Thursday, December 15, 2011

Santiago, Chile

   On  December 13 we flew from Mendoza to Santiago, a short 75 minutes in the air.  You may recall we planned to take the bus all the way across Argentina and then through the Andes mountains to Valparaiso, Chile on the Pacific Ocean.  We did bus half way across the Pampas, but by the time we hit Cordoba, we were exhausted and it was very hot and so we stayed there for five days.  We chose to reboot and are glad we did.  We spent the last two days in Santiago and had some great experiences.
   The Museum of History of the Nation is in the Plaza de Armas, right across from the Cathedral.

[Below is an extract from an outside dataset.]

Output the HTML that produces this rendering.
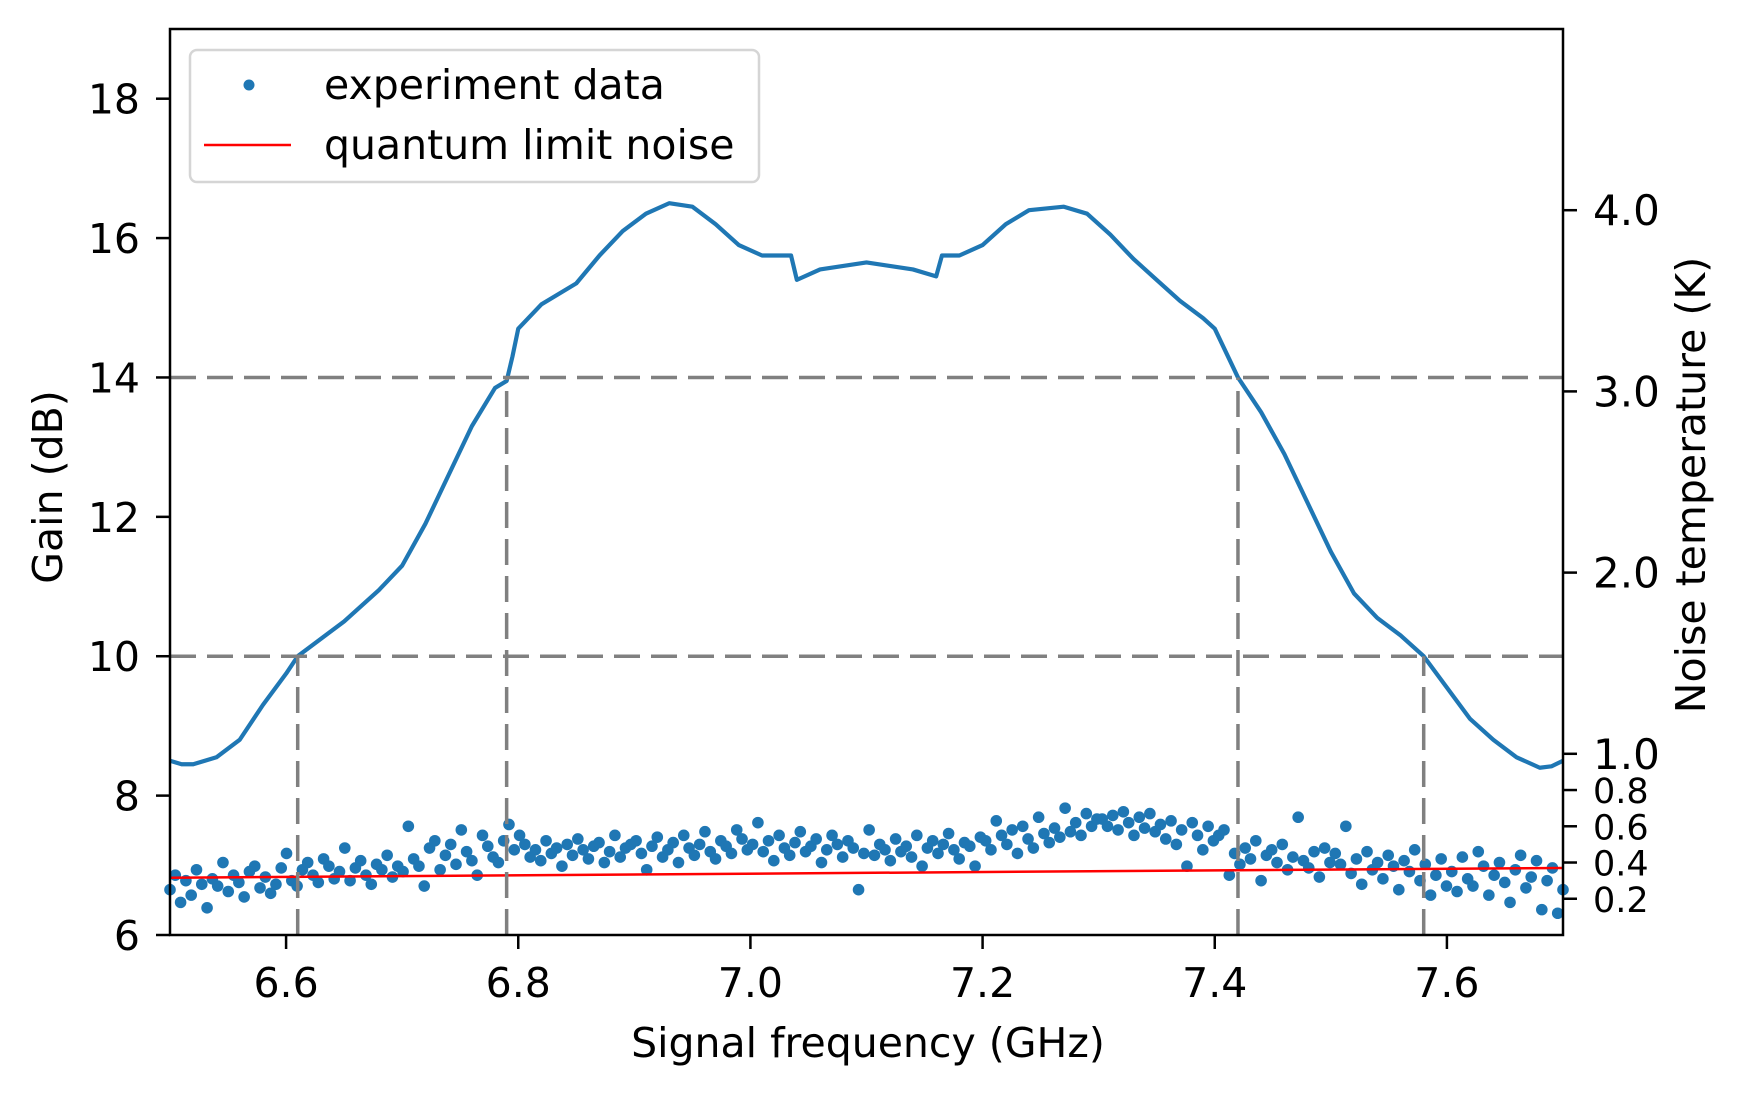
<!DOCTYPE html>
<html><head><meta charset="utf-8"><style>
html,body{margin:0;padding:0;background:#fff;}
svg text{font-family:"DejaVu Sans","Liberation Sans",sans-serif;fill:#000;}
</style></head><body>
<svg id="chart" width="1745" height="1091" viewBox="0 0 1745 1091" xmlns="http://www.w3.org/2000/svg">
<g id="marks"></g>
<text x="868" y="1057" font-size="41" text-anchor="middle">Signal frequency (GHz)</text>
<text x="0" y="0" font-size="41" text-anchor="middle" transform="translate(62,487) rotate(-90)">Gain (dB)</text>
<text x="0" y="0" font-size="41" text-anchor="middle" transform="translate(1705,485) rotate(-90)">Noise temperature (K)</text>
<g>
<rect x="190" y="50" width="569" height="132" rx="7" fill="#fff" fill-opacity="0.85" stroke="#d5d5d5" stroke-width="2.5"/>
<circle cx="249" cy="85" r="5.5" fill="#1f77b4"/>
<text x="324" y="99" font-size="41">experiment data</text>
<line x1="204" y1="145" x2="291" y2="145" stroke="#ff0000" stroke-width="2.5"/>
<text x="324" y="159" font-size="41">quantum limit noise</text>
</g>
</svg>
<script>
const gainFreq = [6.50,6.51,6.52,6.54,6.56,6.58,6.60,6.61,6.63,6.65,6.68,6.70,6.72,6.74,6.76,6.78,6.79,6.795,6.80,6.82,6.85,6.87,6.89,6.91,6.93,6.95,6.97,6.99,7.01,7.035,7.04,7.06,7.08,7.10,7.12,7.14,7.16,7.165,7.18,7.20,7.22,7.24,7.27,7.29,7.31,7.33,7.35,7.37,7.39,7.40,7.42,7.44,7.46,7.48,7.50,7.52,7.54,7.56,7.58,7.60,7.62,7.64,7.66,7.68,7.69,7.70];
const gainDb = [8.5,8.45,8.45,8.55,8.8,9.3,9.75,10.0,10.25,10.5,10.95,11.3,11.9,12.6,13.3,13.85,13.95,14.3,14.7,15.05,15.35,15.75,16.1,16.35,16.5,16.45,16.2,15.9,15.75,15.75,15.4,15.55,15.6,15.65,15.6,15.55,15.45,15.75,15.75,15.9,16.2,16.4,16.45,16.35,16.05,15.7,15.4,15.1,14.85,14.7,14.0,13.5,12.9,12.2,11.5,10.9,10.55,10.3,10.0,9.55,9.1,8.8,8.55,8.4,8.42,8.5];
const noiseK = [0.25,0.33,0.18,0.30,0.22,0.36,0.28,0.15,0.31,0.27,0.40,0.24,0.33,0.29,0.21,0.35,0.38,0.26,0.32,0.23,0.28,0.37,
0.45,0.30,0.27,0.36,0.40,0.33,0.29,0.42,0.38,0.31,0.35,0.48,0.30,0.37,0.41,0.33,0.28,0.39,0.36,0.44,0.32,0.38,
0.35,0.60,0.42,0.38,0.27,0.48,0.52,0.36,0.44,0.50,0.39,0.58,0.46,0.41,0.33,0.55,0.49,0.43,0.40,0.52,0.61,0.47,
0.55,0.50,0.43,0.47,0.41,0.52,0.45,0.48,0.38,0.50,0.44,0.53,0.47,0.42,0.49,0.51,0.40,0.46,0.55,0.43,0.48,0.50,
0.52,0.45,0.36,0.49,0.54,0.43,0.47,0.51,0.40,0.55,0.48,0.44,0.50,0.57,0.46,0.42,0.52,0.49,0.45,0.58,0.53,0.47,
0.50,0.62,0.46,0.52,0.41,0.55,0.48,0.44,0.51,0.57,0.46,0.49,0.53,0.40,0.47,0.55,0.50,0.43,0.52,0.48,0.25,0.45,
0.58,0.44,0.50,0.47,0.41,0.53,0.46,0.49,0.43,0.55,0.38,0.48,0.52,0.45,0.50,0.56,0.47,0.42,0.51,0.49,0.38,0.54,
0.52,0.47,0.63,0.55,0.50,0.58,0.45,0.60,0.53,0.48,0.65,0.56,0.51,0.59,0.54,0.70,0.57,0.62,0.55,0.67,0.60,0.64,
0.64,0.60,0.66,0.58,0.68,0.62,0.55,0.65,0.59,0.67,0.57,0.61,0.53,0.63,0.50,0.58,0.38,0.62,0.55,0.47,0.60,0.52,
0.55,0.58,0.33,0.45,0.39,0.48,0.42,0.52,0.30,0.44,0.47,0.40,0.50,0.36,0.43,0.65,0.41,0.37,0.46,0.32,0.48,0.40,
0.45,0.39,0.60,0.34,0.42,0.28,0.46,0.36,0.40,0.31,0.44,0.38,0.25,0.41,0.35,0.47,0.30,0.39,0.22,0.33,0.42,0.27,
0.35,0.24,0.43,0.31,0.27,0.46,0.38,0.22,0.33,0.40,0.29,0.18,0.36,0.44,0.26,0.32,0.41,0.14,0.30,0.37,0.12,0.25];
const noiseFreqRange = [6.5, 7.7];
const qlFreq = [6.5, 7.7];
const qlK = [0.316, 0.37];
const gainLevels = [10, 14];
const bandEdges10 = [6.61, 7.58];
const bandEdges14 = [6.79, 7.42];
const xTicks = [6.6,6.8,7.0,7.2,7.4,7.6];
const xTickLabels = ["6.6","6.8","7.0","7.2","7.4","7.6"];
const yTicks = [6,8,10,12,14,16,18];
const yTickLabels = ["6","8","10","12","14","16","18"];
const rMajorTicks = [1,2,3,4];
const rMajorLabels = ["1.0","2.0","3.0","4.0"];
const rMinorTicks = [0.2,0.4,0.6,0.8];
const rMinorLabels = ["0.2","0.4","0.6","0.8"];

const L=170,R=1563,T=29,B=935;
const X = f => L + (f-6.5)/(7.7-6.5)*(R-L);
const Y = g => B - (g-6)/(19-6)*(B-T);
const YR = k => B - k/5*(B-T);
const NS='http://www.w3.org/2000/svg';
const g0=document.getElementById('marks');
function mk(tag, attrs){const e=document.createElementNS(NS,tag);for(const k in attrs)e.setAttribute(k,attrs[k]);g0.appendChild(e);return e;}

const n=noiseK.length;
noiseK.forEach((k,i)=>{
  const f=noiseFreqRange[0]+i*(noiseFreqRange[1]-noiseFreqRange[0])/(n-1);
  const c=mk('circle',{cx:X(f),cy:YR(k),r:5.8,fill:'#1f77b4'});
  
  
});
const ql=mk('line',{x1:X(qlFreq[0]),y1:YR(qlK[0]),x2:X(qlFreq[1]),y2:YR(qlK[1]),stroke:'#ff0000','stroke-width':2.5});


const gp=mk('polyline',{points:gainFreq.map((f,i)=>X(f)+','+Y(gainDb[i])).join(' '),fill:'none',stroke:'#1f77b4','stroke-width':4.2,'stroke-linejoin':'round'});


gainLevels.forEach(g=>{
  const d=mk('line',{x1:L,y1:Y(g),x2:R,y2:Y(g),stroke:'#808080','stroke-width':3.5,'stroke-dasharray':'26,11'});
  
  
});
bandEdges10.forEach(f=>{
  const d=mk('line',{x1:X(f),y1:B,x2:X(f),y2:Y(gainLevels[0]),stroke:'#808080','stroke-width':3.5,'stroke-dasharray':'26,11'});
  
  
});
bandEdges14.forEach(f=>{
  const d=mk('line',{x1:X(f),y1:B,x2:X(f),y2:Y(gainLevels[1]),stroke:'#808080','stroke-width':3.5,'stroke-dasharray':'26,11'});
  
  
});
const fr=mk('rect',{x:L,y:T,width:R-L,height:B-T,fill:'none',stroke:'#000','stroke-width':2.5});


xTicks.forEach((v,i)=>{
  mk('line',{x1:X(v),y1:B,x2:X(v),y2:B+14,stroke:'#000','stroke-width':2.5});
  const t=mk('text',{x:X(v),y:B+62,'font-size':41,'text-anchor':'middle'});
  t.textContent=xTickLabels[i];
  
  
});
yTicks.forEach((v,i)=>{
  mk('line',{x1:L-14,y1:Y(v),x2:L,y2:Y(v),stroke:'#000','stroke-width':2.5});
  const t=mk('text',{x:L-30,y:Y(v)+15,'font-size':41,'text-anchor':'end'});
  t.textContent=yTickLabels[i];
  
  
});
rMajorTicks.forEach((v,i)=>{
  mk('line',{x1:R,y1:YR(v),x2:R+14,y2:YR(v),stroke:'#000','stroke-width':2.5});
  const t=mk('text',{x:R+30,y:YR(v)+15,'font-size':42});
  t.textContent=rMajorLabels[i];
  
  
});
rMinorTicks.forEach((v,i)=>{
  mk('line',{x1:R,y1:YR(v),x2:R+14,y2:YR(v),stroke:'#000','stroke-width':2.5});
  const t=mk('text',{x:R+30,y:YR(v)+13,'font-size':35});
  t.textContent=rMinorLabels[i];
  
  
});
</script>
</body></html>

Both places are beautiful and worth a visit.  The history museum begins with the pre Colubian period and goes up through the colonial period, the expulsion of the Jesuits by Carlos (he was worried they had become too rich and powerful and could subvert his empire) and the development post the 1810 revolution, ending in 1973.  Why end in 1973 when Chile has had such remarkable economic growth and success in the last 38 years?
   In 1973 Salvador Allende, the Marxist president, was overthown by a military coup led by Augusto Pinochet.  About half of the people loved Allende and the other half preferred the military.  During the military period there were abuses of human rights and the nation was very much divided.  The curator told us that the history is too painful and recent to be treated adequately in the museum so they have decided to wait until some future date to tell the tale.  Meawhile the museum is full of furniture, painting, cannons, guns, uniforms, displays, maps and utensils from a rich history.  It is a very nice museum to visit.  But when you arrive at the final room and it ends with the shattered eye glasses of President Allende, for he committed suicide in the Presidential palace as the soldiers were coming to arrest him in 1973, it does give you an impression that the museum has already decided whose side they are planning to take when they bring the story up to date.
   Next we walked several miles to the Museum of Pablo Neruda, the Nobel Prize winning poet.  He was a good friend of President Allende, who appointed him Ambassador to France.  He also was friends with Pablo Picasso, Fernand Leger, Diego Rivera, the Mexican muralist, and all the left winged artists and intellectual crowd of the 1950s through the 1970s.  His home is fascinating, built of three structures on the hillside of the Cerro San Cristobal in the Bellavista neighborhood.  He was a collector of things and has great paintings, glasses, furniture and objects throughout the three houses.  The tourguide was excellent, and we had an English woman, a couple fro Brazil and the two of us on the tour.  We see very few Americans here, but quite a few Chinese and Japanese businessmen hard at work doing deals to obtain copper, and other industrial materials. 
   The view from our hotel, the excellent Four Points by Sheraton, is amazing. They are building a skyscraper that is 300 meters tall, nearly 1000 feet.  It is the Costanero Center.  Construction began in March 2006 and they are getting close to the top now.  With all the earthquakes in this country, their engineers have plenty of experience and are building dozens of new tall and magnificent buildings.  This is a national capital of a great nation with a fantastic future ahead of it.  It should name the "crane" as its official symbol as the sky is full of huge yellow cranes building for the future.